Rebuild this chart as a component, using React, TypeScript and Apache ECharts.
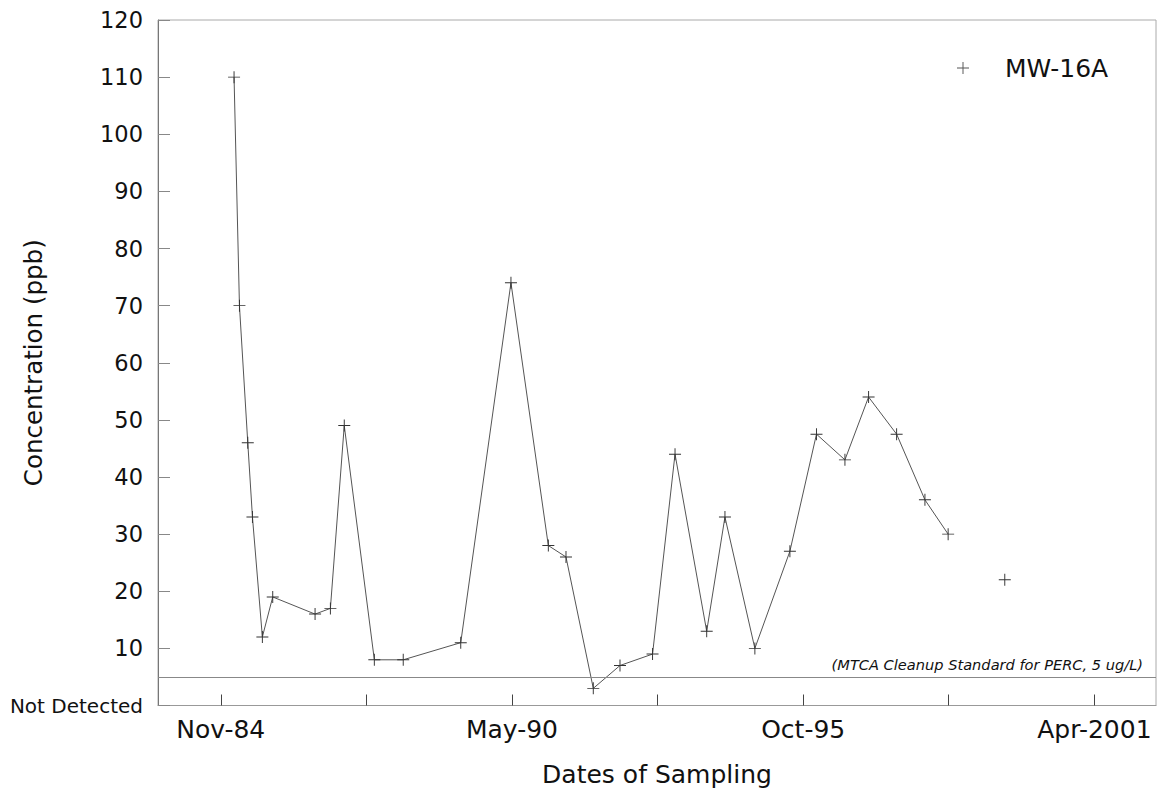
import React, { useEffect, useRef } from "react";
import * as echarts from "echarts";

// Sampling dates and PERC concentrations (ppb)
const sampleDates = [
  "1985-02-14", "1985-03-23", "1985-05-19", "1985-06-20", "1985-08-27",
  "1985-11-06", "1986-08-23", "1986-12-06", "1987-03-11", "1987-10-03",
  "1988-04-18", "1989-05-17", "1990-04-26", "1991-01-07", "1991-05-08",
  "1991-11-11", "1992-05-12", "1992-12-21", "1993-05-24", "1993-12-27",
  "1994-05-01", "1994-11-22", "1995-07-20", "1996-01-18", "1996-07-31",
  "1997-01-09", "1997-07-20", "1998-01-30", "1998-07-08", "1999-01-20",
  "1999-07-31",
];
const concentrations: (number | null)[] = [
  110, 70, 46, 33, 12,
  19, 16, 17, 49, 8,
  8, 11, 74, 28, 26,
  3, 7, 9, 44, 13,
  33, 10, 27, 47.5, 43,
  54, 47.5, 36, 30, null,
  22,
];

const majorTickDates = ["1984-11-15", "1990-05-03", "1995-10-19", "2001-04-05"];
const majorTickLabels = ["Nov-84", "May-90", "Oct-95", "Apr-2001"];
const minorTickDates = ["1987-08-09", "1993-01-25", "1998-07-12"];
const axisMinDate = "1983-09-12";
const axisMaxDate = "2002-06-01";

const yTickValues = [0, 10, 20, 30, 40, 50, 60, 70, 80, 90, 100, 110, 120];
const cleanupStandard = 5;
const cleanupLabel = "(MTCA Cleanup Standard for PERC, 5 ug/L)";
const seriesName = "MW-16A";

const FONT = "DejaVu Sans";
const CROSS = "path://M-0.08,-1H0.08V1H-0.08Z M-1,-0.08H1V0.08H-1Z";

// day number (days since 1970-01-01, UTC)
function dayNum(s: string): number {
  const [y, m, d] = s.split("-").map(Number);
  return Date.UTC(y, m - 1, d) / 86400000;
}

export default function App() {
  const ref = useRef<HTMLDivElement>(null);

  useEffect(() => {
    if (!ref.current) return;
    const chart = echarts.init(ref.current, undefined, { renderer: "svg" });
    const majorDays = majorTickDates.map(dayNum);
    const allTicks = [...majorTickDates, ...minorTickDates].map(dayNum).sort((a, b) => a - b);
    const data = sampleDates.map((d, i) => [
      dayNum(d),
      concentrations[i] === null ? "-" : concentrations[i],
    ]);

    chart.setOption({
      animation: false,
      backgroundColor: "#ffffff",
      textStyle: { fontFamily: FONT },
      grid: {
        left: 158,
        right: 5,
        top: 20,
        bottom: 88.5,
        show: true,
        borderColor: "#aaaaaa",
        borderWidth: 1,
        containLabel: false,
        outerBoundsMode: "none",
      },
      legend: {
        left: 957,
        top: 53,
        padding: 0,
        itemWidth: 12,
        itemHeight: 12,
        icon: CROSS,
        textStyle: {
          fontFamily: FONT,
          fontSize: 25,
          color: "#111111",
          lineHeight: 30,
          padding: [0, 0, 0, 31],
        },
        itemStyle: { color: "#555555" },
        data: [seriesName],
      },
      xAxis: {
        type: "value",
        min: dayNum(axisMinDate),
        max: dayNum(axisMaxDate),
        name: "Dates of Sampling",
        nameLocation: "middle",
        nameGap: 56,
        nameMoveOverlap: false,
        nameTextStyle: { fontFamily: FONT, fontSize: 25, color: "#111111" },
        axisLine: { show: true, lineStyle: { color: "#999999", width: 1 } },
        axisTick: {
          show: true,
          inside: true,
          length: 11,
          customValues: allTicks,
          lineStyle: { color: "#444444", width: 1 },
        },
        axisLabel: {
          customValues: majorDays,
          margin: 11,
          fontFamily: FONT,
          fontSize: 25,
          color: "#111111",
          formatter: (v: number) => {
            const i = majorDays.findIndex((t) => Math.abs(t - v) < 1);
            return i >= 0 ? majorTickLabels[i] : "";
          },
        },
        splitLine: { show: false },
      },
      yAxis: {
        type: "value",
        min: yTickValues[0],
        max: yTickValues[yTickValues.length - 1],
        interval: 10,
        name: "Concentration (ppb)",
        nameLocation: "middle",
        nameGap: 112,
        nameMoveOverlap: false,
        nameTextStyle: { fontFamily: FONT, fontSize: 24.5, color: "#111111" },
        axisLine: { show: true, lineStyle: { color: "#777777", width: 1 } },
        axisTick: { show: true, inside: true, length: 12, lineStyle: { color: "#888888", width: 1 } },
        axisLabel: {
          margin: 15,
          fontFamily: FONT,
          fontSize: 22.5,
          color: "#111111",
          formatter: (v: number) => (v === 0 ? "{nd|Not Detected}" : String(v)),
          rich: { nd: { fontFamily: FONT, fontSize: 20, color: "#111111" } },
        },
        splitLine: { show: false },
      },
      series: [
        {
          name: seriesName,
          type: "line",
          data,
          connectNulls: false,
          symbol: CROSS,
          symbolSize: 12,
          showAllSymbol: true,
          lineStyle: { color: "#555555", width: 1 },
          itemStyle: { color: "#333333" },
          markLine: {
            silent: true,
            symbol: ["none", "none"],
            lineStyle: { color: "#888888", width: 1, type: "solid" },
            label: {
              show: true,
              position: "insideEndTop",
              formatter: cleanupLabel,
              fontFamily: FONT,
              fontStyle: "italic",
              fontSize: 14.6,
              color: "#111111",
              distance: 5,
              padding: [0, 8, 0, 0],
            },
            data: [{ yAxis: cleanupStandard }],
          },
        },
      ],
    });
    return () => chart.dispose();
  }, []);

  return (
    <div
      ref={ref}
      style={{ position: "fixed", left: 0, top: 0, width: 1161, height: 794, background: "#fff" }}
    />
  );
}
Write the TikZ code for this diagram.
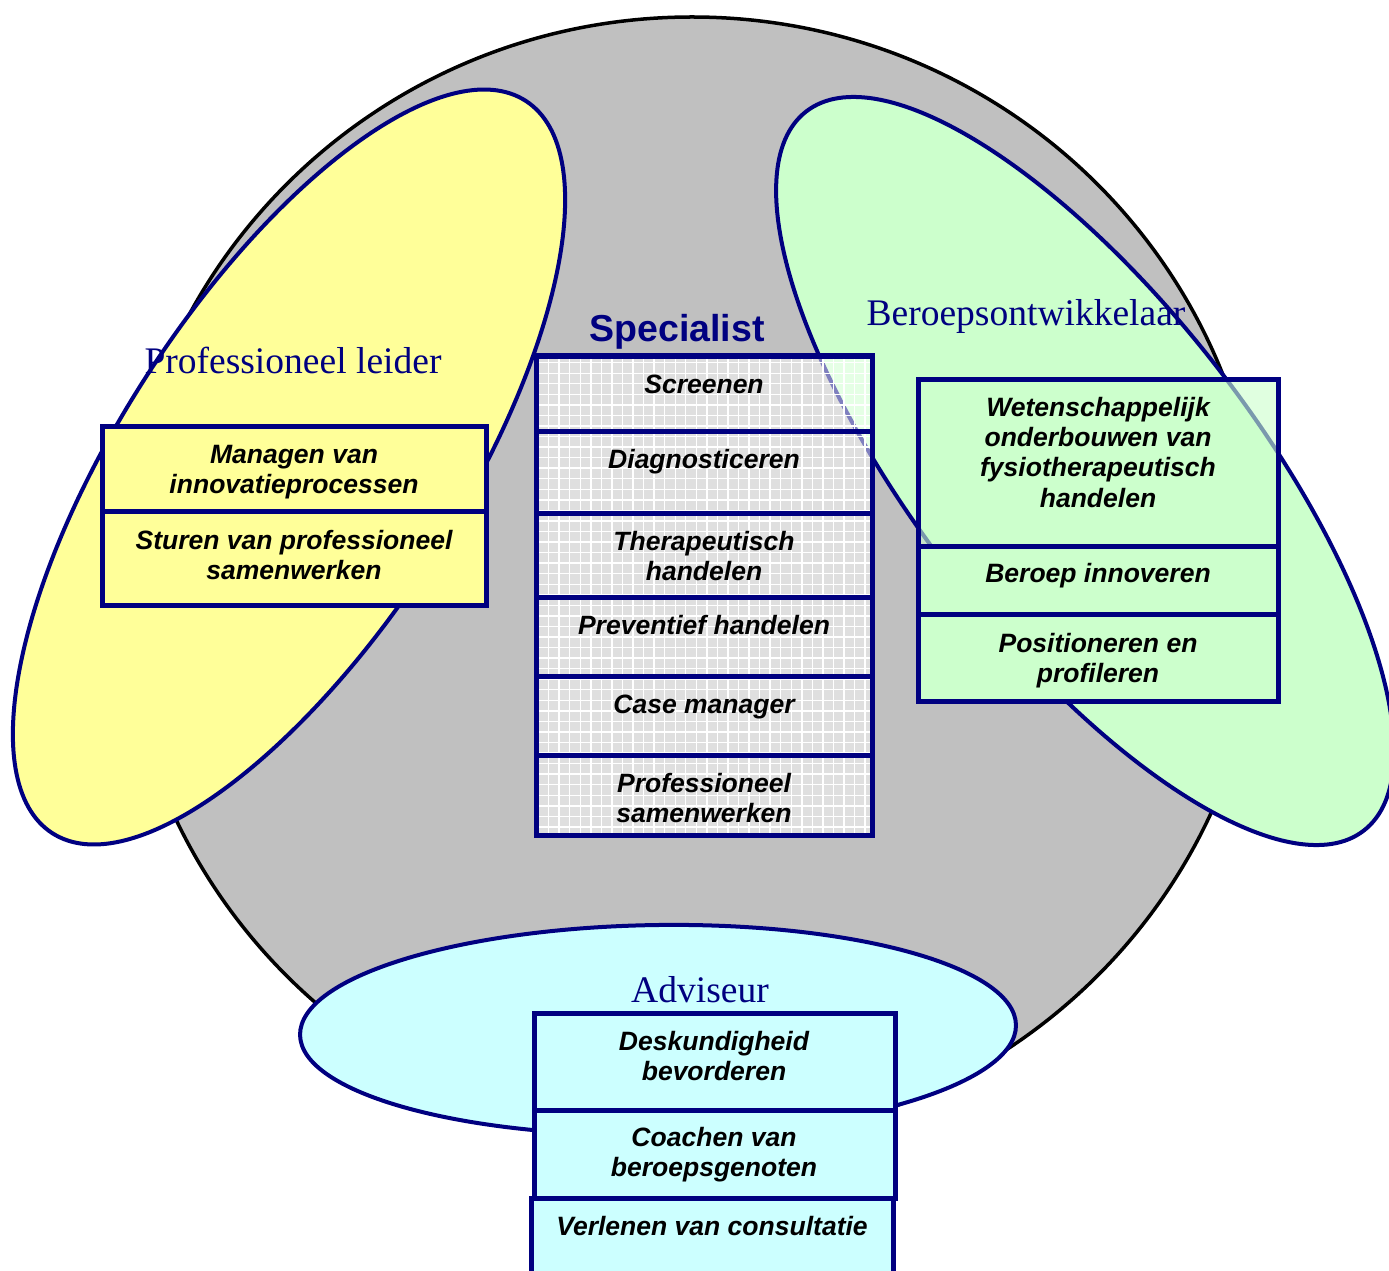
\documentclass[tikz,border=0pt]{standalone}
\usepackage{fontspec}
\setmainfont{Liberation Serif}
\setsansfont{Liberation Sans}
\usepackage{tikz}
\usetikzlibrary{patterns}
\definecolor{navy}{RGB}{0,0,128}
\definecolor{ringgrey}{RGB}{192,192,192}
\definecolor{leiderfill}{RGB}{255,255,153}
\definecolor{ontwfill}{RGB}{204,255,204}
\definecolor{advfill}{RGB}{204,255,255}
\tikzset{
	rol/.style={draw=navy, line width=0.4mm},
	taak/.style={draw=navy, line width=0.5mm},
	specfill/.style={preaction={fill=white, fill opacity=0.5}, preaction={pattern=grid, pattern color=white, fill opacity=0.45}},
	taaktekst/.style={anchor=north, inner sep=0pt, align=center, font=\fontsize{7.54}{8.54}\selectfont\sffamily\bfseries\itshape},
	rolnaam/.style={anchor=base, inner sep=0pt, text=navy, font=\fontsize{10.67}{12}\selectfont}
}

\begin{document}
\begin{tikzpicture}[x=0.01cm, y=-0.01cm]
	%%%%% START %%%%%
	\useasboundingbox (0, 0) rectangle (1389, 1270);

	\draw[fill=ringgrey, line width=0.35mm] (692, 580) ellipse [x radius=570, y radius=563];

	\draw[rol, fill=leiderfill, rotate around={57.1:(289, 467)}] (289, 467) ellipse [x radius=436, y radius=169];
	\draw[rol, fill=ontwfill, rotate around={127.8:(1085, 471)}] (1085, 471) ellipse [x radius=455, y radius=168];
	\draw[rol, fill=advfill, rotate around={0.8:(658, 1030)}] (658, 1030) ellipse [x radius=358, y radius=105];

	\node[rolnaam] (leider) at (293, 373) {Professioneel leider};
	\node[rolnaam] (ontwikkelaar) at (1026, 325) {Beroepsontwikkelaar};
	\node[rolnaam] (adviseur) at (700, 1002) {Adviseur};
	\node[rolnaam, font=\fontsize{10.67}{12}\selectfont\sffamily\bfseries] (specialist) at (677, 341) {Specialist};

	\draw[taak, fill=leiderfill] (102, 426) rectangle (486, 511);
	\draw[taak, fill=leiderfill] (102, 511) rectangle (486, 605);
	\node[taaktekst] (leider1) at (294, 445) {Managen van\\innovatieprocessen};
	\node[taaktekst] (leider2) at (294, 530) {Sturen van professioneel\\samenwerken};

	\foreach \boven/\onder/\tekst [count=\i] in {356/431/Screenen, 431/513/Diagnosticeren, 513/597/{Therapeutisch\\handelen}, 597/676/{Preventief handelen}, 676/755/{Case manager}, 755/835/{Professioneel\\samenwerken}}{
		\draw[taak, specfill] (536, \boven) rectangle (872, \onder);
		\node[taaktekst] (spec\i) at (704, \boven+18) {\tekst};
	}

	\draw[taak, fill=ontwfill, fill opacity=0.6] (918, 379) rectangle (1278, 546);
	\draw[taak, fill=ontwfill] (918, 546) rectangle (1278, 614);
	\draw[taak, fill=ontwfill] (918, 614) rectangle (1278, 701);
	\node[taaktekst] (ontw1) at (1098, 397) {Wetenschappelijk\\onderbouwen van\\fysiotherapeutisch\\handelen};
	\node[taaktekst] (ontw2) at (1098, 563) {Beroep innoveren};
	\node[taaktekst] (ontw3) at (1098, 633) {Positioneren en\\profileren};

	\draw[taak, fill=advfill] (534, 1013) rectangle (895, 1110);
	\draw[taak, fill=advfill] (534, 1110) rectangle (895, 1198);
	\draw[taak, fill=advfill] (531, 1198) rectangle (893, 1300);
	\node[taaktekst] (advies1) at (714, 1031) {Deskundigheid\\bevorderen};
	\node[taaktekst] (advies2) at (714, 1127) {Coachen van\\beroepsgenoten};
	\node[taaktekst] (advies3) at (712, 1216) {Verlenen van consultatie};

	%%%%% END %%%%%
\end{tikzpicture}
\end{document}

■ Description of the task ■
Leaving out all pictures, set down exactly the lines of the material above, from the line with "Write the TikZ code for this diagram." to the line with "radius=570, y radius=563];" inclusive, and no others.

■ Task output ■
Write the TikZ code for this diagram.
\documentclass[tikz,border=0pt]{standalone}
\usepackage{fontspec}
\setmainfont{Liberation Serif}
\setsansfont{Liberation Sans}
\usepackage{tikz}
\usetikzlibrary{patterns}
\definecolor{navy}{RGB}{0,0,128}
\definecolor{ringgrey}{RGB}{192,192,192}
\definecolor{leiderfill}{RGB}{255,255,153}
\definecolor{ontwfill}{RGB}{204,255,204}
\definecolor{advfill}{RGB}{204,255,255}
\tikzset{
	rol/.style={draw=navy, line width=0.4mm},
	taak/.style={draw=navy, line width=0.5mm},
	specfill/.style={preaction={fill=white, fill opacity=0.5}, preaction={pattern=grid, pattern color=white, fill opacity=0.45}},
	taaktekst/.style={anchor=north, inner sep=0pt, align=center, font=\fontsize{7.54}{8.54}\selectfont\sffamily\bfseries\itshape},
	rolnaam/.style={anchor=base, inner sep=0pt, text=navy, font=\fontsize{10.67}{12}\selectfont}
}

\begin{document}
\begin{tikzpicture}[x=0.01cm, y=-0.01cm]
	%%%%% START %%%%%
	\useasboundingbox (0, 0) rectangle (1389, 1270);

	\draw[fill=ringgrey, line width=0.35mm] (692, 580) ellipse [x radius=570, y radius=563];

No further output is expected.